◆ Task to complete: Reproduce each record exactly.
— start Records supplied —
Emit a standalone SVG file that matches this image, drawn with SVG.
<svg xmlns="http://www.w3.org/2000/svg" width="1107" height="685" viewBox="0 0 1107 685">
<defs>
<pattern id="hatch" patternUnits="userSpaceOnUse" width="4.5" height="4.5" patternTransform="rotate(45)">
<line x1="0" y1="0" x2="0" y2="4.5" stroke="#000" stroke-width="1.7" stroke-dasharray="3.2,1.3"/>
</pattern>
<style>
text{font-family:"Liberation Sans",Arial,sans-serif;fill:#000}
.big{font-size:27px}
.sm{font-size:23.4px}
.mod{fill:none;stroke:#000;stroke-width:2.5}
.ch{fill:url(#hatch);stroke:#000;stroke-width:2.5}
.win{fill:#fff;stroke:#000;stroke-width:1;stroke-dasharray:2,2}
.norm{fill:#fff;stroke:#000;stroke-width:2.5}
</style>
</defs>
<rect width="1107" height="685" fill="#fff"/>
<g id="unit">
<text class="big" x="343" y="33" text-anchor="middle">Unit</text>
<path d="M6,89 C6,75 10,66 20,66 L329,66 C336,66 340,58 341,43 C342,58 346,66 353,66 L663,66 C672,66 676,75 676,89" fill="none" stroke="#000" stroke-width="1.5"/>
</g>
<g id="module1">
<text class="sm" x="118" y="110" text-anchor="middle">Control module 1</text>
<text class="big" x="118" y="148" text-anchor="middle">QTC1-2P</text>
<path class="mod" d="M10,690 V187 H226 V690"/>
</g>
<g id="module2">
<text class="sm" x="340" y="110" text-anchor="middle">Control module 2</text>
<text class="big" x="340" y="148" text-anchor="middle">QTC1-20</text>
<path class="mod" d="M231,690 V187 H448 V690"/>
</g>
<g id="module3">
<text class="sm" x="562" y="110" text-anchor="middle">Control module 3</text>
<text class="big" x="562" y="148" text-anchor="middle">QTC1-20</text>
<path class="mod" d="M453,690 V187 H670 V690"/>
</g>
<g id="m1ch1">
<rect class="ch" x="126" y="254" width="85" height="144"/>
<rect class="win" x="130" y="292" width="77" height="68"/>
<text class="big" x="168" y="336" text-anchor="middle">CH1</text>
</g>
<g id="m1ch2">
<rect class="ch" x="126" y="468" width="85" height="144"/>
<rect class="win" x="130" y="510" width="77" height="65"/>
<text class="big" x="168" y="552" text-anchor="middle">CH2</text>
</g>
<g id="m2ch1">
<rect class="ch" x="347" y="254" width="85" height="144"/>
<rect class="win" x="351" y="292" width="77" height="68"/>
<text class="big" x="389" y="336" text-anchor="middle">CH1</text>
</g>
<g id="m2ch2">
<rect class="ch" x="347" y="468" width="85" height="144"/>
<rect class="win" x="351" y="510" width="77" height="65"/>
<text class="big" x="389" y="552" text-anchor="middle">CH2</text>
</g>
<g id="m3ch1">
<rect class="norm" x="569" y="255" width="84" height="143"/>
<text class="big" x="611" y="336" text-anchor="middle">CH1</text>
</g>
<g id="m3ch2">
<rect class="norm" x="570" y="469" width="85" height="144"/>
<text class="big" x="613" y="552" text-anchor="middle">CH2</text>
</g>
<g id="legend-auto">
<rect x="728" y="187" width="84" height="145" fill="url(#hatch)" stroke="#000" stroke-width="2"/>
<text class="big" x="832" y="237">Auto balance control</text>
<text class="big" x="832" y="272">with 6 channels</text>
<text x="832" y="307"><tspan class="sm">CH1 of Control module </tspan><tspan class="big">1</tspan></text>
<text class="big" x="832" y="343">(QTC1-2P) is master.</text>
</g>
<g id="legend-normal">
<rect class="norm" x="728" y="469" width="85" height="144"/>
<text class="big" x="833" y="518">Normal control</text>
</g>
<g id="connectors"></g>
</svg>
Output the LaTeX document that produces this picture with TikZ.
— end Records supplied —
◆ Finished task:
Emit a standalone SVG file that matches this image, drawn with SVG.
<svg xmlns="http://www.w3.org/2000/svg" width="1107" height="685" viewBox="0 0 1107 685">
<defs>
<pattern id="hatch" patternUnits="userSpaceOnUse" width="4.5" height="4.5" patternTransform="rotate(45)">
<line x1="0" y1="0" x2="0" y2="4.5" stroke="#000" stroke-width="1.7" stroke-dasharray="3.2,1.3"/>
</pattern>
<style>
text{font-family:"Liberation Sans",Arial,sans-serif;fill:#000}
.big{font-size:27px}
.sm{font-size:23.4px}
.mod{fill:none;stroke:#000;stroke-width:2.5}
.ch{fill:url(#hatch);stroke:#000;stroke-width:2.5}
.win{fill:#fff;stroke:#000;stroke-width:1;stroke-dasharray:2,2}
.norm{fill:#fff;stroke:#000;stroke-width:2.5}
</style>
</defs>
<rect width="1107" height="685" fill="#fff"/>
<g id="unit">
<text class="big" x="343" y="33" text-anchor="middle">Unit</text>
<path d="M6,89 C6,75 10,66 20,66 L329,66 C336,66 340,58 341,43 C342,58 346,66 353,66 L663,66 C672,66 676,75 676,89" fill="none" stroke="#000" stroke-width="1.5"/>
</g>
<g id="module1">
<text class="sm" x="118" y="110" text-anchor="middle">Control module 1</text>
<text class="big" x="118" y="148" text-anchor="middle">QTC1-2P</text>
<path class="mod" d="M10,690 V187 H226 V690"/>
</g>
<g id="module2">
<text class="sm" x="340" y="110" text-anchor="middle">Control module 2</text>
<text class="big" x="340" y="148" text-anchor="middle">QTC1-20</text>
<path class="mod" d="M231,690 V187 H448 V690"/>
</g>
<g id="module3">
<text class="sm" x="562" y="110" text-anchor="middle">Control module 3</text>
<text class="big" x="562" y="148" text-anchor="middle">QTC1-20</text>
<path class="mod" d="M453,690 V187 H670 V690"/>
</g>
<g id="m1ch1">
<rect class="ch" x="126" y="254" width="85" height="144"/>
<rect class="win" x="130" y="292" width="77" height="68"/>
<text class="big" x="168" y="336" text-anchor="middle">CH1</text>
</g>
<g id="m1ch2">
<rect class="ch" x="126" y="468" width="85" height="144"/>
<rect class="win" x="130" y="510" width="77" height="65"/>
<text class="big" x="168" y="552" text-anchor="middle">CH2</text>
</g>
<g id="m2ch1">
<rect class="ch" x="347" y="254" width="85" height="144"/>
<rect class="win" x="351" y="292" width="77" height="68"/>
<text class="big" x="389" y="336" text-anchor="middle">CH1</text>
</g>
<g id="m2ch2">
<rect class="ch" x="347" y="468" width="85" height="144"/>
<rect class="win" x="351" y="510" width="77" height="65"/>
<text class="big" x="389" y="552" text-anchor="middle">CH2</text>
</g>
<g id="m3ch1">
<rect class="norm" x="569" y="255" width="84" height="143"/>
<text class="big" x="611" y="336" text-anchor="middle">CH1</text>
</g>
<g id="m3ch2">
<rect class="norm" x="570" y="469" width="85" height="144"/>
<text class="big" x="613" y="552" text-anchor="middle">CH2</text>
</g>
<g id="legend-auto">
<rect x="728" y="187" width="84" height="145" fill="url(#hatch)" stroke="#000" stroke-width="2"/>
<text class="big" x="832" y="237">Auto balance control</text>
<text class="big" x="832" y="272">with 6 channels</text>
<text x="832" y="307"><tspan class="sm">CH1 of Control module </tspan><tspan class="big">1</tspan></text>
<text class="big" x="832" y="343">(QTC1-2P) is master.</text>
</g>
<g id="legend-normal">
<rect class="norm" x="728" y="469" width="85" height="144"/>
<text class="big" x="833" y="518">Normal control</text>
</g>
<g id="connectors"></g>
</svg>
Output the LaTeX document that produces this picture with TikZ.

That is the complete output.